# WORK REQUIRED
All pictures are to be skipped; retype only the lines from the top of the entries through the line with "0.137, 0.157, 0.172]", both included.

[Figure scripts]
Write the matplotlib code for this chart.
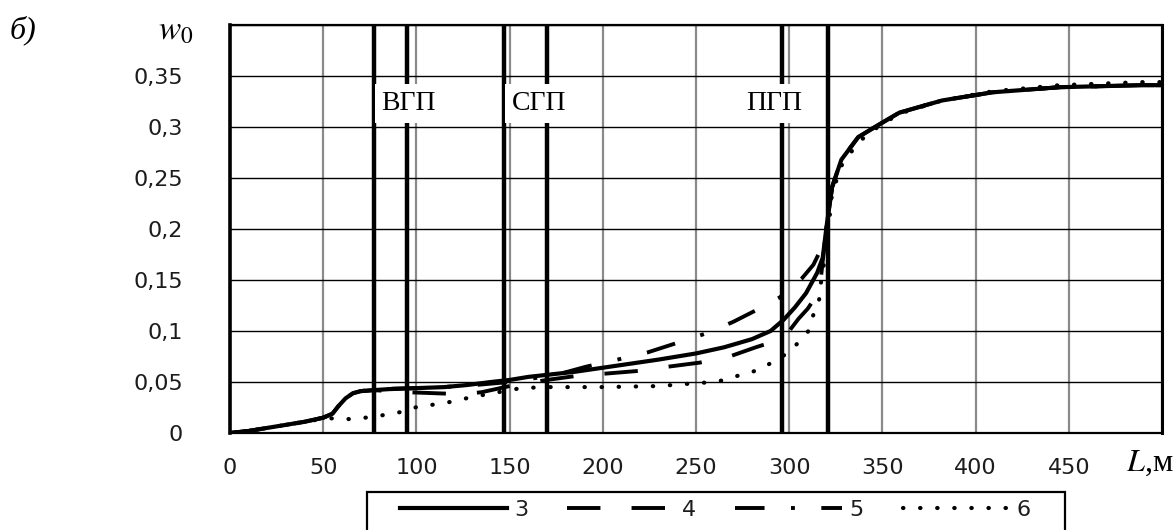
import numpy as np
import matplotlib
matplotlib.use("Agg")
import matplotlib.pyplot as plt
from matplotlib.patches import Rectangle

plt.rcParams['mathtext.fontset'] = 'stix'

# common start of curves 3-5 and common saturation part (L, m ; w0)
head_L = [0, 10, 20, 30, 40, 50, 55, 58, 62, 66, 70]
head_w = [0.0, 0.002, 0.005, 0.008, 0.011, 0.015, 0.019, 0.026, 0.034, 0.039, 0.041]
tail_L = [320, 323, 328, 337, 346, 359, 382, 409, 445, 489, 500]
tail_w = [0.202, 0.241, 0.268, 0.290, 0.300, 0.314, 0.326, 0.334, 0.339, 0.341, 0.341]

# curve 3 (solid)
mid3_L = [77, 85, 100, 115, 127, 140, 150, 160, 170, 185, 200, 215, 230, 250, 265,
          280, 290, 297, 303, 309, 315, 318]
mid3_w = [0.042, 0.043, 0.044, 0.045, 0.047, 0.050, 0.052, 0.055, 0.057, 0.060, 0.064,
          0.068, 0.072, 0.078, 0.084, 0.092, 0.100, 0.111, 0.123, 0.137, 0.157, 0.172]

# curve 4 (dashed)
mid4_L = [77, 95, 110, 125, 135, 150, 170, 190, 200, 220, 235, 252, 268, 282, 294,
          300, 305, 310, 314, 317]
mid4_w = [0.042, 0.040, 0.039, 0.038, 0.040, 0.046, 0.052, 0.057, 0.058, 0.061, 0.065,
          0.069, 0.075, 0.084, 0.091, 0.100, 0.112, 0.122, 0.133, 0.152]

# curve 5 (dash-dot)
mid5_L = [77, 100, 125, 150, 175, 191, 208, 224, 241, 256, 270, 284, 295, 307, 313, 317]
mid5_w = [0.043, 0.044, 0.046, 0.050, 0.057, 0.065, 0.072, 0.079, 0.089, 0.098, 0.109,
          0.122, 0.133, 0.152, 0.165, 0.180]

# curve 6 (dotted), full course
L6 = [0, 10, 20, 30, 40, 50, 57, 65, 75, 84, 93, 101, 110, 120, 129, 138, 147, 156,
      170, 200, 230, 251, 261, 270, 279, 287, 293, 300, 305, 310, 312, 314, 316, 317,
      319, 321, 323, 328, 337, 346, 359, 382, 409, 445, 489, 500]
w6 = [0.0, 0.002, 0.005, 0.008, 0.011, 0.014, 0.0145, 0.0135, 0.0155, 0.018, 0.021,
      0.026, 0.028, 0.031, 0.035, 0.038, 0.041, 0.044, 0.045, 0.045, 0.046, 0.049,
      0.050, 0.055, 0.059, 0.065, 0.072, 0.079, 0.089, 0.099, 0.111, 0.121, 0.130,
      0.147, 0.170, 0.200, 0.235, 0.262, 0.285, 0.298, 0.313, 0.326, 0.335, 0.341,
      0.344, 0.344]

# zone boundaries and zone names
bounds = [77, 95, 147, 170, 296, 321]
zone_names = ['ВГП', 'СГП', 'ПГП']
zone_x = [96, 166, 292]
zone_y = 0.323

x_ticks = [0, 50, 100, 150, 200, 250, 300, 350, 400, 450, 500]
x_labels = ['0', '50', '100', '150', '200', '250', '300', '350', '400', '450', '']
y_ticks = [0, 0.05, 0.1, 0.15, 0.2, 0.25, 0.3, 0.35, 0.4]
y_labels = ['0', '0,05', '0,1', '0,15', '0,2', '0,25', '0,3', '0,35', '']

W, H = 1176, 530
fig = plt.figure(figsize=(W / 100, H / 100), dpi=100)
ax = fig.add_axes([230 / W, 1 - 433 / H, 932 / W, 408 / H])

ax.set_xlim(0, 500)
ax.set_ylim(0, 0.4)
ax.set_xticks(x_ticks)
ax.set_xticklabels(x_labels)
ax.set_yticks(y_ticks)
ax.set_yticklabels(y_labels)
for lab in ax.get_xticklabels() + ax.get_yticklabels():
    lab.set_fontfamily('DejaVu Sans')
    lab.set_fontsize(16)
    lab.set_color('#1c1c1c')
ax.tick_params(axis='x', length=0, pad=18)
ax.tick_params(axis='y', length=0, pad=34)

ax.set_axisbelow(True)
ax.grid(axis='y', color='black', lw=1.0)
ax.grid(axis='x', color='#8a8a8a', lw=1.6)
for s in ax.spines.values():
    s.set_linewidth(1.6)
    s.set_color('black')
ax.spines['left'].set_linewidth(2.6)
ax.spines['right'].set_linewidth(2.2)

# zone boundary lines
for b in bounds:
    ax.axvline(b, color='black', lw=3.2, zorder=2)

for name, zx in zip(zone_names, zone_x):
    ax.text(zx, zone_y, name, ha='center', va='center', fontsize=20,
            family='Liberation Serif', zorder=3,
            bbox=dict(boxstyle='square,pad=0.25', fc='white', ec='none'))

L3 = head_L + mid3_L + tail_L
w3 = head_w + mid3_w + tail_w
L4 = head_L + mid4_L + tail_L
w4 = head_w + mid4_w + tail_w
L5 = head_L + mid5_L + tail_L
w5 = head_w + mid5_w + tail_w

ax.plot(L6, w6, color='black', lw=3.0, linestyle=(0, (0.1, 4.0)),
        dash_capstyle='round', zorder=4, label='6')
ax.plot(L5, w5, color='black', lw=2.8, linestyle=(0, (7.6, 6.8, 1.0, 6.8)),
        zorder=4, label='5')
ax.plot(L4, w4, color='black', lw=2.8, linestyle=(0, (8.6, 8.0)), zorder=4, label='4')
ax.plot(L3, w3, color='black', lw=3.0, zorder=5, label='3')

handles, labels = ax.get_legend_handles_labels()
order = [3, 2, 1, 0]
leg = ax.legend([handles[i] for i in order], [labels[i] for i in order],
                loc='center left', bbox_to_anchor=(400 / W, 1 - 510 / H),
                bbox_transform=fig.transFigure, ncol=4, frameon=False,
                handlelength=4.8, handletextpad=0.35, columnspacing=1.75,
                borderpad=0, borderaxespad=0,
                prop=dict(family='DejaVu Sans', size=16))
for t in leg.get_texts():
    t.set_color('#1c1c1c')
# legend frame, running past the lower edge of the figure
fig.add_artist(Rectangle((367 / W, 1 - 545 / H), (1065 - 367) / W, 53 / H,
                         transform=fig.transFigure, fill=False, ec='black', lw=1.6))

fig.text(193 / W, 1 - 31 / H, r'$w_0$', ha='right', va='center', fontsize=24,
         family='Liberation Serif')
fig.text(10 / W, 1 - 30 / H, 'б)', ha='left', va='center', fontsize=23,
         family='Liberation Serif', style='italic')
fig.text(1126 / W, 1 - 463 / H, r'$L$,м', ha='left', va='center', fontsize=23,
         family='Liberation Serif')

fig.savefig('out.png', dpi=100)
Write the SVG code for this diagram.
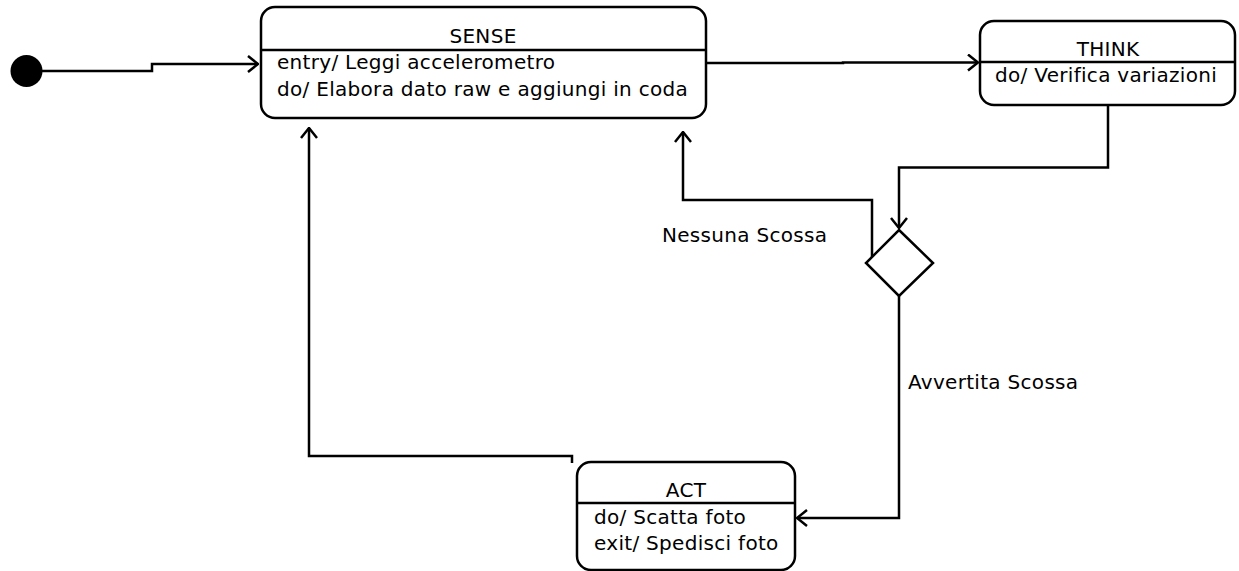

# EXERCISE RESPONSE
Write the matplotlib code for this chart.
import numpy as np
import matplotlib
matplotlib.use("Agg")
import matplotlib.pyplot as plt
from matplotlib.patches import Rectangle

plt.rcParams['mathtext.fontset'] = 'stix'

# common start of curves 3-5 and common saturation part (L, m ; w0)
head_L = [0, 10, 20, 30, 40, 50, 55, 58, 62, 66, 70]
head_w = [0.0, 0.002, 0.005, 0.008, 0.011, 0.015, 0.019, 0.026, 0.034, 0.039, 0.041]
tail_L = [320, 323, 328, 337, 346, 359, 382, 409, 445, 489, 500]
tail_w = [0.202, 0.241, 0.268, 0.290, 0.300, 0.314, 0.326, 0.334, 0.339, 0.341, 0.341]

# curve 3 (solid)
mid3_L = [77, 85, 100, 115, 127, 140, 150, 160, 170, 185, 200, 215, 230, 250, 265,
          280, 290, 297, 303, 309, 315, 318]
mid3_w = [0.042, 0.043, 0.044, 0.045, 0.047, 0.050, 0.052, 0.055, 0.057, 0.060, 0.064,
          0.068, 0.072, 0.078, 0.084, 0.092, 0.100, 0.111, 0.123, 0.137, 0.157, 0.172]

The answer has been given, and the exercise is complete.